Payten competed in his first Boston Marathon last year, finishing about 30 minutes before Dzhokhar and Tamerlan Tsarnaev allegedly set off a series of pipe bombs that killed three people and injured hundreds more.
Payten said he was driven to return to the race by witnessing the resiliency of the Boston community.
“You know, I was able to go home and kind of lick my wounds after this happened,” Payten said. “They had to stay there and deal with this very traumatic experience. Coming back and competing in this race is my way of showing my appreciation for all they’ve been through.”
Even one year later, Elizabeth Pederson of San Francisco still needs to compose herself when thinking about her inspiration for running in this year’s Boston Marathon.
Pederson, who finished just minutes before the bombs went off in the 2013 event, had no intention of returning to Boston to compete in another marathon.

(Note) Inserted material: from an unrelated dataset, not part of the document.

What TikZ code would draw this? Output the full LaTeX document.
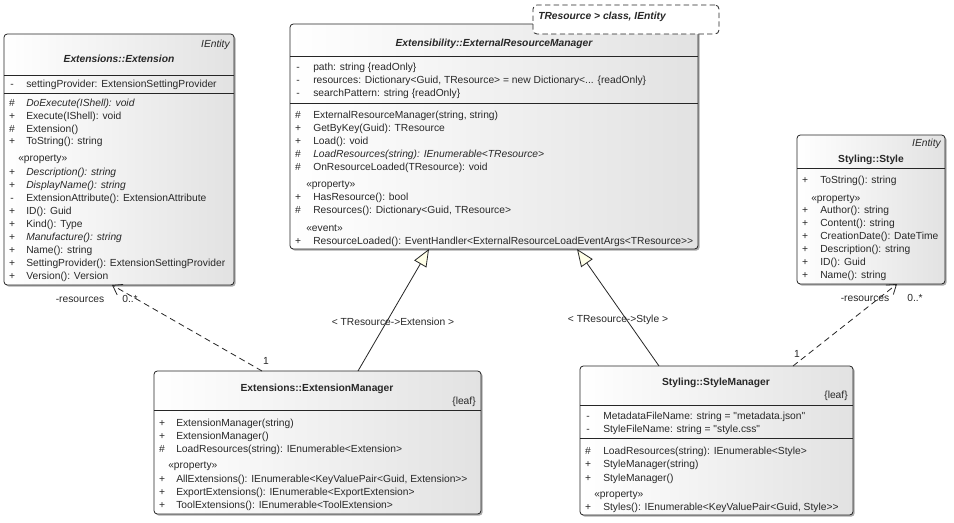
\documentclass[tikz,border=0pt]{standalone}
\usepackage{fontspec}
\setmainfont{Liberation Sans}[Ligatures=TeXOff]
\usetikzlibrary{arrows.meta,calc,shadows}
\definecolor{ivory}{RGB}{255,255,232}
\definecolor{boxgray}{RGB}{226,226,226}
\definecolor{ink}{RGB}{40,40,40}
\newcommand{\umlfont}{\fontsize{7.7}{9.2}\selectfont}
\begin{document}
\begin{tikzpicture}[x=0.75pt,y=-0.75pt,
  every node/.style={font=\umlfont, text=ink},
  cls/.style={draw=black!85, line width=0.6pt, rounded corners=2.5pt, left color=white, right color=boxgray,
    inner sep=0pt, outer sep=0pt, anchor=north west,
    drop shadow={shadow xshift=1.2pt, shadow yshift=-1.2pt, fill=black!55, opacity=0.6}},
  notebox/.style={draw=black!85, line width=0.6pt, rounded corners=3pt, fill=white, dash pattern=on 4pt off 2.5pt,
    inner sep=0pt, outer sep=0pt, anchor=north west},
  txt/.style={anchor=west, inner sep=0pt, text height=6pt, text depth=0pt},
  rtxt/.style={anchor=east, inner sep=0pt, text height=6pt, text depth=0pt},
  sym/.style={anchor=center, inner sep=0pt, text height=6pt, text depth=0pt},
  ttl/.style={anchor=center, inner sep=0pt, text height=6pt, text depth=0pt, font=\umlfont\bfseries},
  lbl/.style={anchor=center, inner sep=0pt, text height=6pt, text depth=0pt},
  sepline/.style={draw=black!85, line width=0.6pt},
  gen/.style={draw=black!85, line width=0.6pt, -{Triangle[length=13pt,width=10.5pt,fill=ivory]}},
  assoc/.style={draw=black!85, line width=0.6pt, dash pattern=on 4.5pt off 3pt, -{Straight Barb[length=6.5pt,width=9pt]}}
]
\fill[white] (0,0) rectangle (954,522);
\path[use as bounding box] (0,0) rectangle (954,522);

% ---------------- Extensions::Extension
\node[cls, minimum width=172.5pt, minimum height=188.25pt] (ext) at (4,34) {};
\node[rtxt] (ext-st) at (230,43) {\itshape IEntity};
\node[ttl] (ext-ti) at (119,58) {\itshape Extensions::Extension};
\draw[sepline] ($(ext.north west)+(0,41)$) -- ($(ext.north east)+(0,41)$);
\draw[sepline] ($(ext.north west)+(0,59)$) -- ($(ext.north east)+(0,59)$);
\node[txt] (ext-p) at (18,157) {«property»};
\foreach \s/\t/\y [count=\i] in {
  -/{settingProvider: ExtensionSettingProvider}/83,
  \#/{\textit{DoExecute(IShell): void}}/102,
  +/{Execute(IShell): void}/115,
  \#/{Extension()}/128,
  +/{ToString(): string}/140,
  +/{\textit{Description(): string}}/171,
  +/{\textit{DisplayName(): string}}/184,
  -/{ExtensionAttribute(): ExtensionAttribute}/197,
  +/{ID(): Guid}/210,
  +/{Kind(): Type}/223,
  +/{\textit{Manufacture(): string}}/236,
  +/{Name(): string}/249,
  +/{SettingProvider(): ExtensionSettingProvider}/262,
  +/{Version(): Version}/275}
{
  \node[sym] (ext-s\i) at (12,\y) {\s};
  \node[txt] (ext-t\i) at (26,\y) {\t};
}

% ---------------- Extensibility::ExternalResourceManager
\node[cls, minimum width=306pt, minimum height=168.75pt] (erm) at (290,24) {};
\node[ttl] (erm-ti) at (494,42) {\itshape Extensibility::ExternalResourceManager};
\draw[sepline] ($(erm.north west)+(0,32)$) -- ($(erm.north east)+(0,32)$);
\draw[sepline] ($(erm.north west)+(0,79)$) -- ($(erm.north east)+(0,79)$);
\node[txt] (erm-p) at (306,183) {«property»};
\node[txt] (erm-e) at (306,227) {«event»};
\foreach \s/\t/\y [count=\i] in {
  -/{path: string \{readOnly\}}/66,
  -/{resources: Dictionary<Guid, TResource> = new Dictionary<... \{readOnly\}}/79,
  -/{searchPattern: string \{readOnly\}}/92,
  \#/{ExternalResourceManager(string, string)}/114,
  +/{GetByKey(Guid): TResource}/127,
  +/{Load(): void}/140,
  \#/{\textit{LoadResources(string): IEnumerable<TResource>}}/153,
  \#/{OnResourceLoaded(TResource): void}/166,
  +/{HasResource(): bool}/196,
  \#/{Resources(): Dictionary<Guid, TResource>}/209,
  +/{ResourceLoaded(): EventHandler<ExternalResourceLoadEventArgs<TResource>>}/240}
{
  \node[sym] (erm-s\i) at (298,\y) {\s};
  \node[txt] (erm-t\i) at (313,\y) {\t};
}

% ---------------- template note
\node[notebox, minimum width=139.5pt, minimum height=21.75pt] (note) at (533,5) {};
\node[txt] (note-t) at (538,15) {\bfseries\itshape TResource > class, IEntity};

% ---------------- Styling::Style
\node[cls, minimum width=111pt, minimum height=111.75pt] (sty) at (797,135) {};
\node[rtxt] (sty-st) at (941,142) {\itshape IEntity};
\node[ttl] (sty-ti) at (871,158) {Styling::Style};
\draw[sepline] ($(sty.north west)+(0,33)$) -- ($(sty.north east)+(0,33)$);
\node[txt] (sty-p) at (811,197) {«property»};
\foreach \s/\t/\y [count=\i] in {
  +/{ToString(): string}/179,
  +/{Author(): string}/209,
  +/{Content(): string}/222,
  +/{CreationDate(): DateTime}/235,
  +/{Description(): string}/248,
  +/{ID(): Guid}/261,
  +/{Name(): string}/274}
{
  \node[sym] (sty-s\i) at (805,\y) {\s};
  \node[txt] (sty-t\i) at (820,\y) {\t};
}

% ---------------- Extensions::ExtensionManager
\node[cls, minimum width=245.25pt, minimum height=107.25pt] (em) at (154,371) {};
\node[ttl] (em-ti) at (317,387) {Extensions::ExtensionManager};
\node[rtxt] (em-leaf) at (476,400) {\{leaf\}};
\draw[sepline] ($(em.north west)+(0,39)$) -- ($(em.north east)+(0,39)$);
\node[txt] (em-p) at (168,464) {«property»};
\foreach \s/\t/\y [count=\i] in {
  +/{ExtensionManager(string)}/422,
  +/{ExtensionManager()}/435,
  \#/{LoadResources(string): IEnumerable<Extension>}/448,
  +/{AllExtensions(): IEnumerable<KeyValuePair<Guid, Extension>>}/478,
  +/{ExportExtensions(): IEnumerable<ExportExtension>}/491,
  +/{ToolExtensions(): IEnumerable<ToolExtension>}/504}
{
  \node[sym] (em-s\i) at (162,\y) {\s};
  \node[txt] (em-t\i) at (176,\y) {\t};
}

% ---------------- Styling::StyleManager
\node[cls, minimum width=204.75pt, minimum height=111.75pt] (sm) at (580,366) {};
\node[ttl] (sm-ti) at (716,381) {Styling::StyleManager};
\node[rtxt] (sm-leaf) at (848,394) {\{leaf\}};
\draw[sepline] ($(sm.north west)+(0,39)$) -- ($(sm.north east)+(0,39)$);
\draw[sepline] ($(sm.north west)+(0,72)$) -- ($(sm.north east)+(0,72)$);
\node[txt] (sm-p) at (594,493) {«property»};
\foreach \s/\t/\y [count=\i] in {
  -/{MetadataFileName: string = "metadata.json"}/415,
  -/{StyleFileName: string = "style.css"}/428,
  \#/{LoadResources(string): IEnumerable<Style>}/450,
  +/{StyleManager(string)}/463,
  +/{StyleManager()}/477,
  +/{Styles(): IEnumerable<KeyValuePair<Guid, Style>>}/506}
{
  \node[sym] (sm-s\i) at (588,\y) {\s};
  \node[txt] (sm-t\i) at (603,\y) {\t};
}

% ---------------- connectors
\draw[gen] ($(em.north west)+(204,0)$) -- ($(erm.south west)+(139,0)$);
\draw[gen] ($(sm.north west)+(79,0)$) -- ($(erm.south west)+(287,0)$);
\draw[assoc] ($(em.north west)+(108,0)$) -- ($(ext.south west)+(108,0)$);
\draw[assoc] ($(sm.north west)+(213,0)$) -- ($(sty.south west)+(100,0)$);

\node[lbl] (g1) at (393,321) {< TResource->Extension >};
\node[lbl] (g2) at (618,318) {< TResource->Style >};
\node[lbl] (a1r) at (80,298) {-resources};
\node[lbl] (a1m) at (130,298) {0..*};
\node[lbl] (a1o) at (266,360) {1};
\node[lbl] (a2r) at (865,297) {-resources};
\node[lbl] (a2m) at (915,297) {0..*};
\node[lbl] (a2o) at (797,353) {1};
\end{tikzpicture}
\end{document}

But then she heard about the story of 8-year-old Martin Richard, the youngest fatality in the bombing. In a devastatingly prescient photo taken before the incident, Richard is seen holding up a handmade poster declaring, “No more hurting people. Peace.”
“I was just deeply touched by his message,” said Pederson, who will run as part of Team MR8, a charity group dedicated to Richard’s memory. “I thought that running in the marathon again could be a very cathartic event that could show the solidarity and patriotism of the people in this country.”
Pederson was so sore that she could barely move after finishing last year’s race. But as she walked back toward her hotel room, she helped find water for those who needed it and lent out her cellphone to another runner trying to contact her family.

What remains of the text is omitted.